_MATERIAL FOR THIS TASK_
———

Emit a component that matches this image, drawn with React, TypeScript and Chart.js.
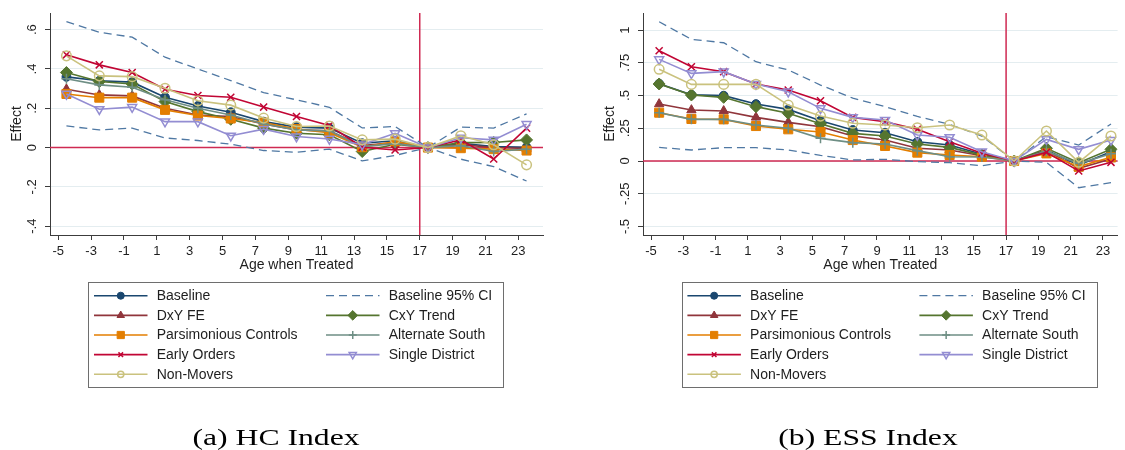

———

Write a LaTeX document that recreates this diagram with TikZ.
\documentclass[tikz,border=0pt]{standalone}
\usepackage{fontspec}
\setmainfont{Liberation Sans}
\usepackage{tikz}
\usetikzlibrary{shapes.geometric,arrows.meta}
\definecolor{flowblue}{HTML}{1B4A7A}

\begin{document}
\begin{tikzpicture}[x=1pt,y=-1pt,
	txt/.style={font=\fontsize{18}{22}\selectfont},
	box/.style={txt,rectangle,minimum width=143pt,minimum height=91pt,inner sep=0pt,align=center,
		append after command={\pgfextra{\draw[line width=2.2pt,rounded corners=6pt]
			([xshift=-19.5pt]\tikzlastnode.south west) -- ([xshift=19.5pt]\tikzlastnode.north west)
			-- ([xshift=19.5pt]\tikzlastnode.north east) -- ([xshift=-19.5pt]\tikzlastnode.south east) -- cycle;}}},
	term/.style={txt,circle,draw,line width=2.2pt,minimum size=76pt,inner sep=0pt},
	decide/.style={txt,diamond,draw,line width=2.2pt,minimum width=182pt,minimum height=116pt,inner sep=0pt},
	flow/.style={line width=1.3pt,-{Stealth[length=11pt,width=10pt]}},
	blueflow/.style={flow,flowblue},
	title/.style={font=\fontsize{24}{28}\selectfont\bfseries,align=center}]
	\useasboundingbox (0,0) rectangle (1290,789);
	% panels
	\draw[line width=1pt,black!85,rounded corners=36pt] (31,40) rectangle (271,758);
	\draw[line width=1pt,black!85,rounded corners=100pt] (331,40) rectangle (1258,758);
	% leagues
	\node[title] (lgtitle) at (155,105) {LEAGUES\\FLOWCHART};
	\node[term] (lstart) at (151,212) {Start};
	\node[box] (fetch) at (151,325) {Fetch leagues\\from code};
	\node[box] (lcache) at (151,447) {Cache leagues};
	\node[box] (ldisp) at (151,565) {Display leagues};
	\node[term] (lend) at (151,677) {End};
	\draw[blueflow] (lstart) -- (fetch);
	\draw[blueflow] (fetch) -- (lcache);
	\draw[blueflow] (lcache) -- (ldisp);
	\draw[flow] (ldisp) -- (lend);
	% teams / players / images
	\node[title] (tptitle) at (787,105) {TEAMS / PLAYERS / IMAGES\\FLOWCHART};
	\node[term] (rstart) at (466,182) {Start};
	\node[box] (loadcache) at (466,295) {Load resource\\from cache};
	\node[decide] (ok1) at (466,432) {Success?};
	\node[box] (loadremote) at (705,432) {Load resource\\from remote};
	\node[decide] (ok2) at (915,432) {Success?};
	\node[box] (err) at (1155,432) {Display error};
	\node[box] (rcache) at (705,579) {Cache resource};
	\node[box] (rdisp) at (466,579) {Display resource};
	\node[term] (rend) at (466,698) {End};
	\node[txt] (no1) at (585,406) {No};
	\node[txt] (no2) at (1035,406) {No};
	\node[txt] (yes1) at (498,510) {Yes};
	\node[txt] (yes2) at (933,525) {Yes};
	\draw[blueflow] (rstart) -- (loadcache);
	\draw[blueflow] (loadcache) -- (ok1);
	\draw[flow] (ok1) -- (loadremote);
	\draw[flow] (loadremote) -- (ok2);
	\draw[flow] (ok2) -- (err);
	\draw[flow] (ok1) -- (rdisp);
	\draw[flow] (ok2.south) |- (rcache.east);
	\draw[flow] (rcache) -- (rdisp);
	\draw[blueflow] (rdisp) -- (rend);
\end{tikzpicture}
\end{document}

———

_GOAL_
Which lines contain "that"? Copy each of them out.

_FINISHED EXERCISE_
Emit a component that matches this image, drawn with React, TypeScript and Chart.js.
Write a LaTeX document that recreates this diagram with TikZ.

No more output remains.